# Where is Lightroom CC (Cloud)



## sizzlingbadger (Oct 18, 2017)

*Is the new "Cloud" version of Lightroom CC supposed to magically appear as a download in my Adobe CC Apps drop down ?  or do I have to do something to get it to appear?

I can't see it, I have the Photography CC Bundle at present and have checked updates.




 *


----------



## Selondon (Oct 18, 2017)

Try to Sign Out of the CC App and Sign In Again.


----------



## sizzlingbadger (Oct 18, 2017)

Good point ! 

I forgot to try that, should have known better having been putting up with the flaky CC app for a long while now 

It worked - thanks !


----------



## dave_bass5 (Oct 22, 2017)

I’d got the same issue and have tried everything i can think off to get the new LR CC to show up, Nothing works. Getting very frustrated as i have it at work (under a different account) and it looks like something I can make use of.


----------



## Victoria Bampton (Oct 22, 2017)

dave_bass5 said:


> I’d got the same issue and have tried everything i can think off to get the new LR CC to show up, Nothing works. Getting very frustrated as i have it at work (under a different account) and it looks like something I can make use of.


What have you tried Dave? And what kind of sub do you have?


----------



## dave_bass5 (Oct 23, 2017)

Victoria Bampton said:


> What have you tried Dave? And what kind of sub do you have?



Hi Victoria.
Ive deleted and re installed the Adobe CC desktop app (twice), Logged out of all CC products (PS and LR first). I even deleted LR Classic. When i first updated to Classic the updater left a non working copy of of the old LR CC on my PC, although Classic worked ok from a different icon. I dont think this has anything to do with the issue though as the new LR CC has never shown in the Desktop app.
Im on the 20GB Photographic package.


----------



## clee01l (Oct 23, 2017)

dave_bass5 said:


> Ive deleted and re installed the Adobe CC desktop app (twice)

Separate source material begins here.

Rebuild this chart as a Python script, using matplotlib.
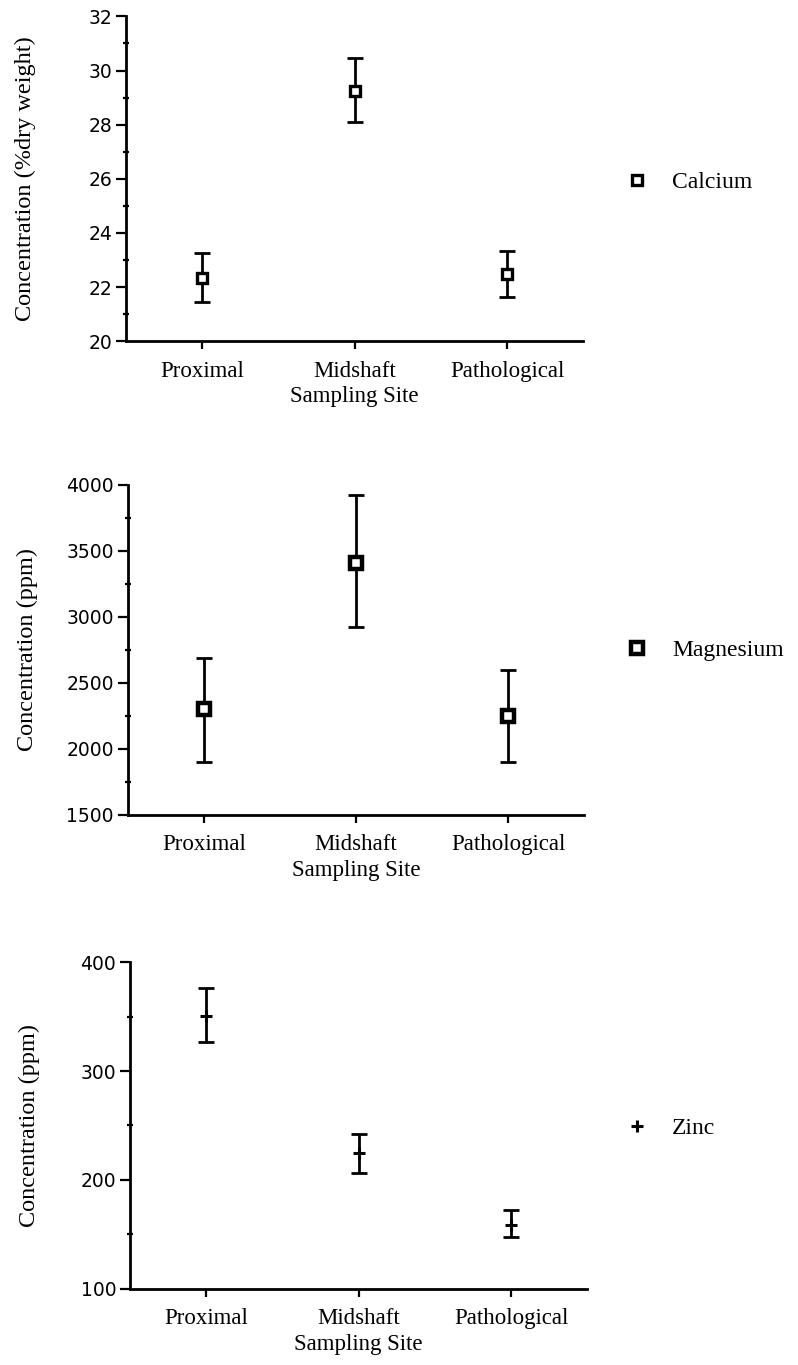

It might have been done already, but have you rebooted the computer? There is also CC Cleaner app that resets some things not touched by uninstalling


----------



## Gonzoiku (Nov 1, 2017)

clee01l said:


> It might have been done already, but have you rebooted the computer? There is also CC Cleaner app that resets some things not touched by uninstalling


All good questions asked, but nobody has notice, nor asked, which version of Windows you are using.... Adobe have not been very forthcoming with the nugget that the new Lightroom CC is not supported under Windows XP.

Nor under Windows 7

Not even under your Windows 8 64-bit

You need to be running Windows 10 (64-bit) Version 1511 or later

Took me a while to find that - Adobe Photoshop Lightroom CC system requirements and it saves me the difficult decision as to which way to go 

GZ


----------